Why have I taken the time to share this piece of history with you? Well, simply, I have decided to take a rather iconic and simple Chinese cooking method, stir-fry or chao, and incorporate one of my signature sweet habanero sauces into the mix. It’s easy and fun and I hope you’ll join me!

Prep Time: 30 minutes
Cook Time: 15 minutes
Serves: 4

Stir-Fry Ingredients:

  • 1 lb chicken breasts (1-2 skinless & boneless), sliced into equal pieces

  • 1 cup green beans, trimmed

  • ½ cup broccoli, trimmed florets

  • ½ cup carrots, sliced thinly

  • ½ cup red peppers, chopped coarsely

  • ½ cup yellow or vidalia onion, sliced

  • 3 cloves of garlic, minced

  • ¼ cup green onions, sliced diagonally

  • 2 Tbsp sesame oil

  • ½ cup low sodium chicken broth

  • 2-3 Tbsp Tannenbaum’s - Pineapple, Rosemary & Turmeric

  • 1 Tbsp soy sauce - shoyu or tamari

  • 2 tsp cornstarch

  • 2 Tbsp water

  • Parsley & lime slices for garnish - optional

Stir-Fry is a method of cooking that requires high heat while incorporating aromatic flavors introduced at various phases of cooking. This recipe is executed best with a wok but the everyday sauté pan will certainly produce yummy results too.
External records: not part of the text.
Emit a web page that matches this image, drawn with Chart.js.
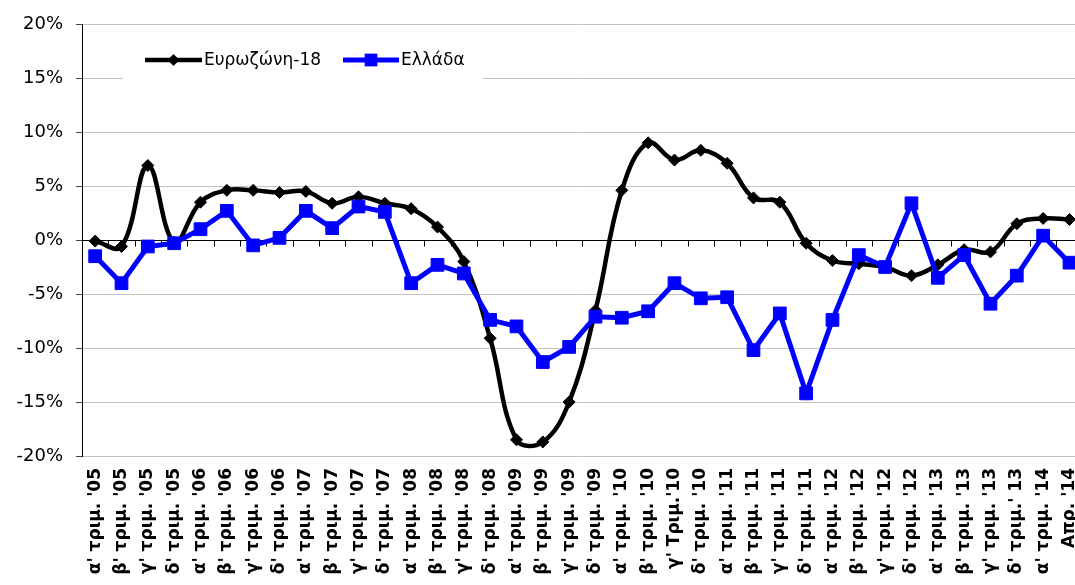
<!DOCTYPE html>
<html>
<head>
<meta charset="utf-8">
<script src="https://cdn.jsdelivr.net/npm/chart.js@4.4.1/dist/chart.umd.min.js"></script>
<style>
html,body{margin:0;padding:0;background:#fff;overflow:hidden;}
#wrap{width:1102px;height:585px;}
</style>
</head>
<body>
<div id="wrap"><canvas id="lineChart" width="1102" height="585"></canvas></div>
<script>
// quarters 2005 - April 2014
const categories = [
    "α' τριμ. '05","β' τριμ. '05","γ' τριμ. '05","δ' τριμ. '05",
    "α' τριμ. '06","β' τριμ. '06","γ' τριμ. '06","δ' τριμ. '06",
    "α' τριμ. '07","β' τριμ. '07","γ' τριμ. '07","δ' τριμ. '07",
    "α' τριμ. '08","β' τριμ. '08","γ' τριμ. '08","δ' τριμ. '08",
    "α' τριμ. '09","β' τριμ. '09","γ' τριμ. '09","δ' τριμ. '09",
    "α' τριμ. '10","β' τριμ. '10","γ' Τριμ.'10","δ' τριμ. '10",
    "α' τριμ. '11","β' τριμ. '11","γ' τριμ. '11","δ' τριμ. '11",
    "α' τριμ. '12","β' τριμ. '12","γ' τριμ. '12","δ' τριμ. '12",
    "α' τριμ. '13","β' τριμ. '13","γ' τριμ. '13","δ' τριμ.' 13",
    "α' τριμ. '14","Απρ. '14"
];

const eurozone = [
    -0.1,-0.6,6.9,-0.2, 3.5,4.6,4.6,4.4, 4.5,3.4,4.0,3.4,
    2.9,1.2,-2.0,-9.1, -18.5,-18.7,-15.0,-6.5, 4.6,9.0,7.4,8.3,
    7.1,3.9,3.5,-0.3, -1.9,-2.2,-2.5,-3.3, -2.3,-0.9,-1.1,1.5,
    2.0,1.9
];

const greece = [
    -1.5,-4.0,-0.6,-0.3, 1.0,2.7,-0.5,0.2, 2.7,1.1,3.1,2.6,
    -4.0,-2.3,-3.1,-7.4, -8.0,-11.3,-9.9,-7.1, -7.2,-6.6,-4.0,-5.4,
    -5.3,-10.2,-6.8,-14.2, -7.4,-1.4,-2.5,3.4, -3.5,-1.4,-5.9,-3.3,
    0.4,-2.1
];

const seriesNames = ['Ευρωζώνη-18','Ελλάδα'];
const yMin = -20, yMax = 20, yStep = 5;

// small tick marks on the zero line, between categories
const zeroTicks = {
    id:'zeroTicks',
    beforeDatasetsDraw(chart){
        const ctx = chart.ctx, x = chart.scales.x, y = chart.scales.y;
        const y0 = Math.round(y.getPixelForValue(0)) + 0.5;
        ctx.save();
        ctx.strokeStyle = '#000';
        ctx.lineWidth = 1;
        ctx.beginPath();
        for(let i=0;i<categories.length;i++){
            const px = Math.round(x.getPixelForValue(i-0.5)) + 0.5;
            ctx.moveTo(px,y0);
            ctx.lineTo(px,y0+6);
        }
        ctx.stroke();
        ctx.restore();
    }
};

// legend inside the plot area
const innerLegend = {
    id:'innerLegend',
    afterDraw(chart){
        const ctx = chart.ctx;
        ctx.save();
        ctx.fillStyle = '#fff';
        ctx.fillRect(123,38,360,44);
        ctx.font = '17px "DejaVu Sans", Verdana, sans-serif';
        ctx.textBaseline = 'middle';
        const items = [{x:145,w:57},{x:343,w:56}];
        chart.data.datasets.forEach((ds,i)=>{
            const it = items[i], cy = 60;
            ctx.strokeStyle = ds.borderColor;
            ctx.lineWidth = ds.borderWidth;
            ctx.beginPath();
            ctx.moveTo(it.x,cy);
            ctx.lineTo(it.x+it.w,cy);
            ctx.stroke();
            const mx = it.x+it.w/2;
            ctx.fillStyle = ds.pointBackgroundColor;
            ctx.beginPath();
            if(ds.pointStyle==='rectRot'){
                const r = ds.pointRadius;
                ctx.moveTo(mx,cy-r); ctx.lineTo(mx+r,cy); ctx.lineTo(mx,cy+r); ctx.lineTo(mx-r,cy);
                ctx.closePath();
            } else {
                const s = ds.pointRadius*Math.SQRT1_2;
                ctx.rect(mx-s,cy-s,2*s,2*s);
            }
            ctx.fill();
            ctx.fillStyle = '#000';
            ctx.fillText(ds.label,it.x+it.w+2,cy+1);
        });
        ctx.restore();
    }
};

const lineChart = new Chart(
    document.getElementById('lineChart'),
    {
        type:'line',
        data:{
            labels:categories,
            datasets:[{
                label:seriesNames[0],
                data:eurozone,
                borderColor:'#000000',
                backgroundColor:'#000000',
                pointBackgroundColor:'#000000',
                pointBorderColor:'#000000',
                borderWidth:4.5,
                pointStyle:'rectRot',
                pointRadius:6,
                pointBorderWidth:1,
                tension:0.4,
                order:1
            },{
                label:seriesNames[1],
                data:greece,
                borderColor:'#0000ff',
                backgroundColor:'#0000ff',
                pointBackgroundColor:'#0000ff',
                pointBorderColor:'#0000ff',
                borderWidth:5,
                pointStyle:'rect',
                pointRadius:9,
                pointBorderWidth:1,
                tension:0,
                order:0
            }]
        },
        options:{
            responsive:false,
            animation:false,
            layout:{padding:{top:24,right:8,left:0,bottom:0}},
            plugins:{legend:{display:false},tooltip:{enabled:false}},
            scales:{
                x:{
                    offset:true,
                    grid:{display:false,drawTicks:false},
                    border:{display:false},
                    ticks:{
                        autoSkip:false,maxRotation:90,minRotation:90,padding:12,
                        color:'#000',
                        font:{family:'"DejaVu Sans", Verdana, sans-serif',size:17,weight:'bold'}
                    },
                    afterFit(s){ s.height = 129; }
                },
                y:{
                    min:yMin,max:yMax,
                    grid:{
                        color:(c)=>c.tick && c.tick.value===0 ? '#000000' : '#c4c4c4',
                        tickColor:'#444',
                        tickLength:6,
                        lineWidth:1
                    },
                    border:{display:true,color:'#000',width:1},
                    ticks:{
                        stepSize:yStep,padding:13,color:'#000',
                        font:{family:'"DejaVu Sans", Verdana, sans-serif',size:18},
                        callback:(v)=>v+'%'
                    },
                    afterFit(s){ s.width = 82; }
                }
            }
        },
        plugins:[zeroTicks,innerLegend]
    }
);
</script>
</body>
</html>
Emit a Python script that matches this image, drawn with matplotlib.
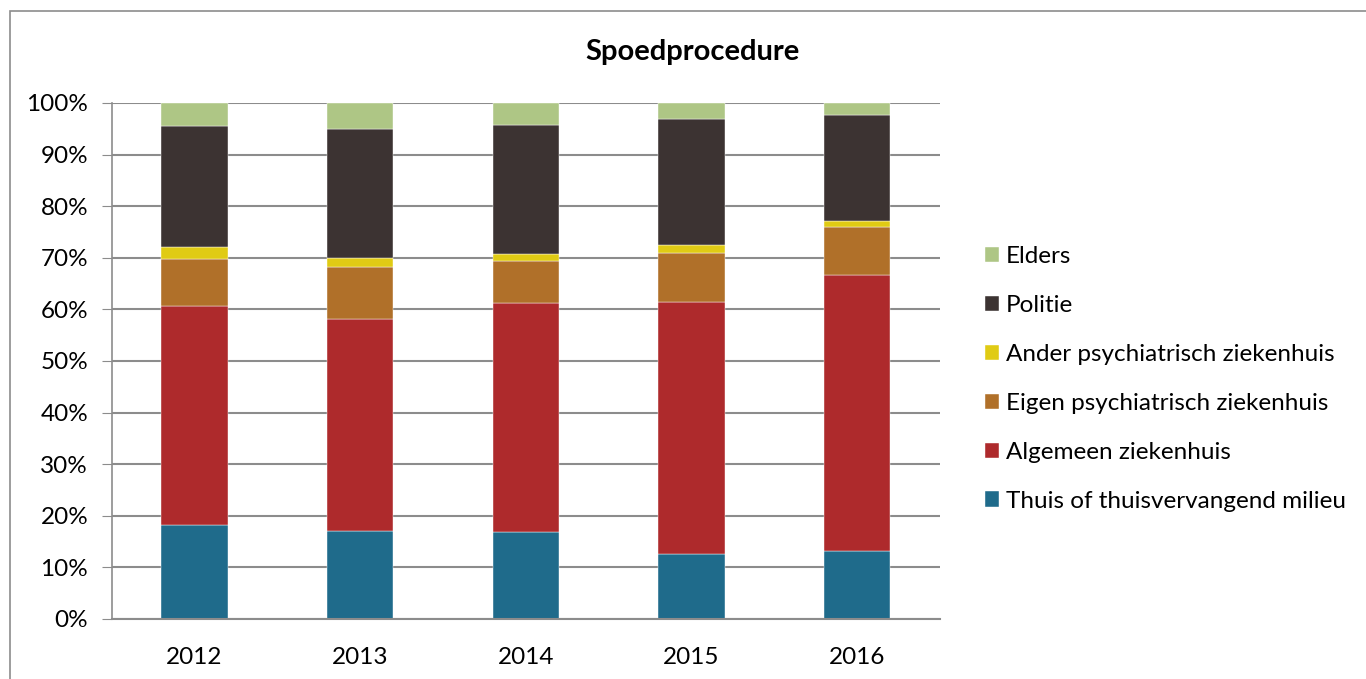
import matplotlib
matplotlib.use('Agg')
import matplotlib.pyplot as plt
import numpy as np

years = ['2012', '2013', '2014', '2015', '2016']

# shares in percent, bottom to top
thuis = [18.2, 17.0, 16.8, 12.5, 13.2]
algemeen = [42.5, 41.1, 44.4, 48.9, 53.5]
eigen = [9.1, 10.2, 8.2, 9.5, 9.3]
ander = [2.3, 1.7, 1.3, 1.6, 1.2]
politie = [23.4, 25.0, 25.0, 24.3, 20.5]
elders = [4.5, 5.0, 4.3, 3.2, 2.3]

series = [thuis, algemeen, eigen, ander, politie, elders]
labels = ['Thuis of thuisvervangend milieu', 'Algemeen ziekenhuis',
          'Eigen psychiatrisch ziekenhuis', 'Ander psychiatrisch ziekenhuis',
          'Politie', 'Elders']
colors = ['#1f6b8b', '#ae2a2c', '#b07029', '#e0cb14', '#3c3332', '#aec685']

plt.rcParams['font.family'] = ['Lato', 'DejaVu Sans']

fig = plt.figure(figsize=(13.66, 6.79), dpi=100)
ax = fig.add_axes([0.0818, 0.0884, 0.6064, 0.760])

# outer chart border
fig.add_artist(plt.Rectangle((10 / 1366, -0.01), 1.5, (679 - 11) / 679 + 0.01,
                             transform=fig.transFigure, fill=False,
                             edgecolor='#8c8c8c', linewidth=1.2))

x = np.arange(len(years))
bottom = np.zeros(len(years))
bars = []
for vals, lab, col in zip(series, labels, colors):
    b = ax.bar(x, vals, 0.4, bottom=bottom, color=col, label=lab,
               edgecolor='white', linewidth=0.3)
    bars.append(b)
    bottom += np.array(vals)

ax.set_xlim(-0.5, len(years) - 0.5)
ax.set_ylim(0, 100)
ax.set_yticks(np.arange(0, 101, 10))
ax.set_yticklabels(['%d%%' % v for v in range(0, 101, 10)])
ax.set_xticks(x)
ax.set_xticklabels(years)
ax.tick_params(axis='y', labelsize=17.5, length=7, color='#8c8c8c', pad=10)
ax.tick_params(axis='x', labelsize=17.5, length=0, pad=20)

ax.grid(axis='y', color='#8c8c8c', linewidth=1.5)
ax.set_axisbelow(True)
for s in ['top', 'right']:
    ax.spines[s].set_visible(False)
ax.spines['left'].set_color('#8c8c8c')
ax.spines['bottom'].set_color('#8c8c8c')
ax.spines['left'].set_linewidth(1.2)
ax.spines['bottom'].set_linewidth(1.5)

fig.text(0.507, 0.923, 'Spoedprocedure', ha='center', va='center',
         fontsize=21, fontweight='bold')

handles = bars[::-1]
fig.legend(handles, labels[::-1], loc='center left',
           bbox_to_anchor=(0.705, 0.442), frameon=False, fontsize=17.5,
           handlelength=0.6, handleheight=0.6, handletextpad=0.25,
           labelspacing=1.15)

plt.savefig('out.png', dpi=100)
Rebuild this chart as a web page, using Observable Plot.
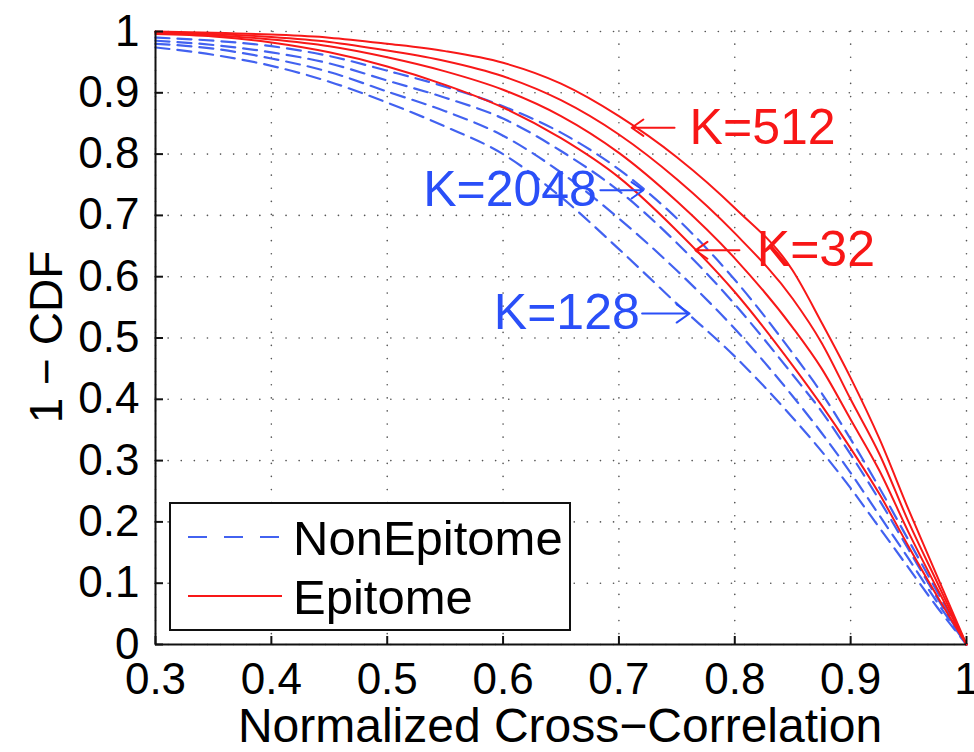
<!DOCTYPE html>
<html><head><meta charset="utf-8">
<script src="https://cdn.jsdelivr.net/npm/d3@7"></script>
<script src="https://cdn.jsdelivr.net/npm/@observablehq/plot@0.6"></script>
<style>
body{margin:0;background:#fff;}
#chart{width:974px;height:752px;}
svg{font-family:"Liberation Sans",Arial,Helvetica,sans-serif;}
</style></head><body><div id="chart"></div>
<script>
// x positions (normalized cross-correlation)
const xs = [0.3, 0.35, 0.4, 0.45, 0.5, 0.55, 0.6, 0.65, 0.7, 0.75, 0.8, 0.85, 0.875, 0.9, 0.925, 0.95, 0.975, 1.0];
// Epitome (solid red) 1-CDF values
const epiK32   = [0.996, 0.992, 0.982, 0.966, 0.943, 0.913, 0.876, 0.826, 0.762, 0.675, 0.575, 0.455, 0.39, 0.32, 0.245, 0.16, 0.078, 0];
const epiK128  = [0.998, 0.994, 0.987, 0.976, 0.958, 0.935, 0.905, 0.862, 0.802, 0.723, 0.63, 0.517, 0.45, 0.367, 0.283, 0.183, 0.09, 0];
const epiK2048 = [0.999, 0.996, 0.991, 0.983, 0.969, 0.952, 0.927, 0.888, 0.832, 0.759, 0.671, 0.564, 0.492, 0.4, 0.31, 0.2, 0.1, 0];
const epiK512  = [1.0, 0.998, 0.995, 0.99, 0.98, 0.968, 0.949, 0.915, 0.862, 0.795, 0.712, 0.61, 0.525, 0.435, 0.335, 0.22, 0.11, 0];
// NonEpitome (dashed blue) 1-CDF values
const nonK128  = [0.974, 0.962, 0.944, 0.918, 0.884, 0.845, 0.8, 0.73, 0.645, 0.556, 0.47, 0.37, 0.315, 0.255, 0.19, 0.125, 0.06, 0];
const nonK32   = [0.98, 0.972, 0.956, 0.934, 0.902, 0.87, 0.83, 0.77, 0.695, 0.61, 0.515, 0.405, 0.345, 0.28, 0.21, 0.14, 0.068, 0];
const nonK512  = [0.985, 0.978, 0.966, 0.948, 0.92, 0.892, 0.858, 0.805, 0.74, 0.655, 0.555, 0.44, 0.38, 0.31, 0.235, 0.155, 0.075, 0];
const nonK2048 = [0.99, 0.985, 0.976, 0.96, 0.936, 0.91, 0.878, 0.835, 0.775, 0.695, 0.595, 0.475, 0.41, 0.335, 0.255, 0.17, 0.085, 0];

const xTicks = [0.3, 0.4, 0.5, 0.6, 0.7, 0.8, 0.9, 1];
const yTicks = [0, 0.1, 0.2, 0.3, 0.4, 0.5, 0.6, 0.7, 0.8, 0.9, 1];
const xTickLabels = ["0.3", "0.4", "0.5", "0.6", "0.7", "0.8", "0.9", "1"];
const yTickLabels = ["0", "0.1", "0.2", "0.3", "0.4", "0.5", "0.6", "0.7", "0.8", "0.9", "1"];
const xLabel = "Normalized Cross\u2212Correlation";
const yLabel = "1 \u2212 CDF";

// annotations: label, its anchor point, and the arrow (tail -> tip) beside it
const annText    = ["K=512", "K=2048", "K=32", "K=128"];
const annGroup   = ["Epitome", "NonEpitome", "Epitome", "NonEpitome"];
const annAnchor  = ["start", "end", "start", "end"];
const annX       = [0.761, 0.681, 0.819, 0.718];
const annY       = [0.843, 0.741, 0.643, 0.54];
const arrowTailX = [0.748, 0.684, 0.804, 0.720];
const arrowTipX  = [0.711, 0.721, 0.766, 0.761];

const legendLabels = ["NonEpitome", "Epitome"];

const RED = "#f81818", BLUE = "#4262f0", BLUE_TXT = "#2a4ff8", RED_TXT = "#f81616";

const epiSeries = [["K=32", epiK32], ["K=128", epiK128], ["K=2048", epiK2048], ["K=512", epiK512]];
const nonSeries = [["K=128", nonK128], ["K=32", nonK32], ["K=512", nonK512], ["K=2048", nonK2048]];
const toRows = (list) => list.flatMap(([k, ys]) => ys.map((y, i) => ({k, x: xs[i], y})));
const epiRows = toRows(epiSeries);
const nonRows = toRows(nonSeries);
const annRows = annText.map((t, i) => ({t, x: annX[i], y: annY[i], g: annGroup[i], a: annAnchor[i],
  x1: arrowTailX[i], x2: arrowTipX[i]}));
const colorOf = d => d.g === "Epitome" ? RED_TXT : BLUE_TXT;

const grid = {stroke: "#555", strokeOpacity: 1, strokeWidth: 1.6, strokeDasharray: "0.1,13", strokeLinecap: "round"};

const plot = Plot.plot({
  width: 974, height: 752,
  marginLeft: 155, marginRight: 8, marginTop: 31, marginBottom: 108,
  style: {fontFamily: '"Liberation Sans", Arial, Helvetica, sans-serif', background: "#fff", overflow: "visible"},
  x: {domain: [0.3, 1]},
  y: {domain: [0, 1]},
  marks: [
    Plot.gridX(xTicks, grid),
    Plot.gridY(yTicks, grid),
    Plot.line(nonRows, {x: "x", y: "y", z: "k", stroke: BLUE, strokeWidth: 2.2, strokeDasharray: "14,8", curve: "monotone-x"}),
    Plot.line(epiRows, {x: "x", y: "y", z: "k", stroke: RED, strokeWidth: 2, curve: "monotone-x"}),
    Plot.ruleX([0.3], {stroke: "#111", strokeWidth: 2}),
    Plot.ruleY([0], {stroke: "#111", strokeWidth: 2}),
    Plot.axisX(xTicks, {tickSize: -8, tickPadding: 26, fontSize: 44, strokeWidth: 2, stroke: "#111", fill: "#000",
      tickFormat: (d, i) => xTickLabels[i], label: null}),
    Plot.axisY(yTicks, {tickSize: -8, tickPadding: 24, fontSize: 44, strokeWidth: 2, stroke: "#111", fill: "#000",
      tickFormat: (d, i) => yTickLabels[i], label: null}),
    Plot.arrow(annRows, {x1: "x1", x2: "x2", y1: "y", y2: "y", stroke: colorOf, strokeWidth: 2,
      headLength: 16, headAngle: 70}),
    Plot.text(annRows.filter(d => d.a === "start"), {x: "x", y: "y", text: "t", textAnchor: "start", fontSize: 50, fill: colorOf}),
    Plot.text(annRows.filter(d => d.a === "end"), {x: "x", y: "y", text: "t", textAnchor: "end", fontSize: 50, fill: colorOf})
  ]
});
document.getElementById("chart").appendChild(plot);

// axis titles & legend (layout)
const svg = d3.select(plot);
svg.append("text").attr("x", 560).attr("y", 742).attr("text-anchor", "middle")
  .attr("font-size", 48).attr("fill", "#000").text(xLabel);
svg.append("text").attr("transform", "translate(62,337) rotate(-90)").attr("text-anchor", "middle")
  .attr("font-size", 46).attr("fill", "#000").text(yLabel);

const lg = svg.append("g");
lg.append("rect").attr("x", 170).attr("y", 503).attr("width", 400).attr("height", 127)
  .attr("fill", "#fff").attr("stroke", "#111").attr("stroke-width", 2);
lg.append("line").attr("x1", 188).attr("x2", 279).attr("y1", 537).attr("y2", 537)
  .attr("stroke", BLUE).attr("stroke-width", 2).attr("stroke-dasharray", "19,17");
lg.append("line").attr("x1", 188).attr("x2", 282).attr("y1", 596).attr("y2", 596)
  .attr("stroke", RED).attr("stroke-width", 2);
lg.selectAll("text.l").data(legendLabels).join("text").attr("class", "l")
  .attr("x", 293).attr("y", (d, i) => 537 + i * 59).attr("dy", "0.36em").attr("text-anchor", "start")
  .attr("font-size", 49).attr("fill", "#000").text(d => d);
</script></body></html>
Using a clean cutting board, slice chicken into smaller bite sized pieces. It’s ideal to have these pieces match in size and portion so they cook evenly. In a medium sized bowl, place chicken pieces and 2-3 Tbsp of Tannenbaum’s - Pineapple, Rosemary & Turmeric. Mix chicken in sauce until it’s evenly coated, cover and place in the refrigerator for 15-20 minutes before cooking. The longer the chicken sits in this delightful sauce, the better.

Chop Chop Chop!

I would recommend chopping the vegetables included in this recipe before you tackle any of the cooking steps, ensuring everything is ready for the fast-paced steps ahead. Begin by cleaning your vegetables and placing each on a chopping board. Trim the fresh green beans on both ends and set aside. Remove broccoli florets from stalk and set aside. Take (1) red pepper, removing the stem and seeds, coarsely chop into several pieces and set aside. Peel 1 medium carrot and slice thinly, about a quarter of an inch, and set aside. Now for the onion; remove both ends and slice in half (from end to end). Remove the skins from the onion, exposing a fresh layer of eye-watering onion aroma. Starting from one edge, perpendicular to the stem ends that were removed first, slice onion thinly and set aside. You will most likely only use half of the onion you sliced. Take the garlic cloves and crush, slightly, to remove skin and trim ends. Either using a tool to mince or by hand, mince garlic and add to your prepared onions. These will be our aromatic starters and they will kick start the stir-fy in a far too underestimated way. The green onions will be used as a fresh dish topper at the end but it's still good to prep them before getting started. Remove the ends with the root and make 1-inch cuts in a diagonal fashion and set aside.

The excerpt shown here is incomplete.